Niger: Renvoi au 15 janvier du procès d’un opposant accusé de trafic de bébés (PAPIER GÉNÉRAL)

Le procès pour trafic d’enfants présumé de l’ex-président du Parlement du Niger devenu le principal opposant au président Mahamadou Issoufou a été renvoyé pour des questions de procédure dès son ouverture vendredi en l’absence de l’accusé en fuite et qui crie au complot politique.

Le juge du tribunal correctionnel de Niamey a renvoyé au 15 janvier la suite du procès de Hama Amadou jugé par contumace, et d’une vingtaine d’autres co-accusés, dont son épouse, qui comparaissaient libres après cinq à six mois de détention.

La dizaine d’avocats de la défense ont soulevé des objections, mettant notamment en cause la compétence du juge pénal à juger le dossier sur le fond.

Après une interruption de séance, le juge a renvoyé l’affaire au vu « de la qualité des pièces, et des éléments de droits fournis ».
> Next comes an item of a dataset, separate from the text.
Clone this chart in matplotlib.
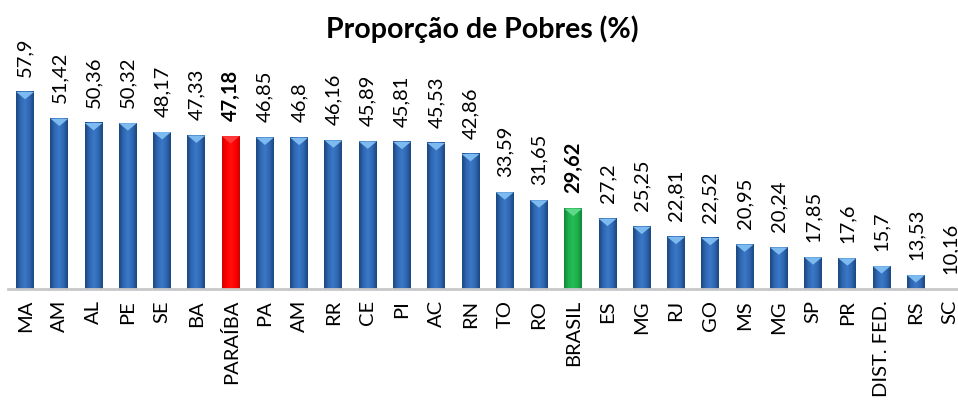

Issus des milieux politiques, économiques ou militaires nigériens, les prévenus sont notamment accusés de « supposition d’enfant » dans le cadre d’un trafic régional. Ce délit, qui consiste à attribuer la maternité d’un enfant à une femme qui ne l’a pas mis au monde, est passible de deux à huit ans de prison.
Le présumé délit a été commis au Nigeria voisin, a remarqué un avocat de la défense, Me Mossi Boubacar. « Est-ce que vous avez, M. le juge, une décision de justice devenue définitive d’une juridiction du Nigeria comme le prévoit la loi? », a-t-il demandé.

« Il n’y a pas de victime, il n’y a pas de plaignants, même le Nigeria n’a pas porté plainte », avait soutenu un autre avocat, Me Souley Oumarou.

L’épouse de M. Amadou, Hadiza, avait pris place dans le box des accusés, les yeux dissimulés derrière des lunettes de soleil. A ses côtés, le ministre de l’Agriculture, Abdou Labo, et son épouse, ainsi qu’un colonel d’armée et son épouse.

Le palais de justice de Niamey avait été placé sous haute surveillance et tout le périmètre a été bouclé par la police qui filtrait les entrées pour ce procès qui a pris une dimension politique dans ce pays du Sahel, parmi les plus pauvres du monde.

– Un procès ‘politique’? –

Le climat s’est en effet tendu depuis que Hama Amadou est passé en août 2013 à l’opposition au président Issoufou, dont il avait permis l’accession au pouvoir en avril 2011 grâce à une alliance de second tour.

Pour ses partisans, M. Amadou est désormais devenu le principal adversaire du chef de l’Etat pour l’élection présidentielle de 2016.

L’ancien patron du Parlement, déjà remplacé à la tête de l’institution, avait précipitamment quitté le Niger fin août, après que les députés aient autorisé son audition par la justice dans l’affaire de trafic de bébés. Un mandat d’arrêt a ensuite été émis à son encontre en septembre.

Depuis la France, M. Amadou n’a de cesse de dénoncer « un complot » du régime.

« Cette action présumée de trafic d’enfants, aucun élément n’a été fourni pour l’étayer (…) C’est un dossier politique comme les autres », s’est-il défendu.
Son parti, le Mouvement démocratique nigérien (Moden), accuse le pouvoir de chercher à « abattre Hama ».

La majorité défend fermement le bien-fondé de la procédure judiciaire.
« Fermer les yeux, c’est ça qui aurait été politique », a répliqué le ministre de la Justice Marou Amadou. Pour lui, « ce dossier est un dossier de droit commun » et « n’est donc pas politique ».

– ‘Usines à bébés’ –

L’affaire a par ailleurs mis en lumière le phénomène des « usines à bébés », sortes de cliniques privées accueillant des femmes enceintes avant de vendre leurs bébés. Ces « usines » sont régulièrement démantelées au Nigeria, grand voisin au sud du Niger.

Le « réseau » sur lequel le tribunal correctionnel de Niamey doit se pencher « concerne plutôt des femmes ou leurs époux qui n’arrivent pas à avoir d’enfants et qui ont recours aux trafiquants », a expliqué à l’AFP une source judiciaire.

Une trentaine de bébés, dont des jumeaux, sont concernés par ce trafic entre le Nigeria, où ils ont été conçus par des mères anonymes, le Bénin par où ils transitent, et le Niger où ils ont été emmenés, a précisé cette source.

Le parquet de Niamey assure disposer d' »indices » qui prouvent que les « infractions sont établies », grâce à un « travail laborieux et méticuleux » mené dans ces trois pays.

Pour Nouhou Arzika, un acteur de la société civile, « la procédure d’instruction a été normale ». Mais l’affaire a vite pris une tournure très politique.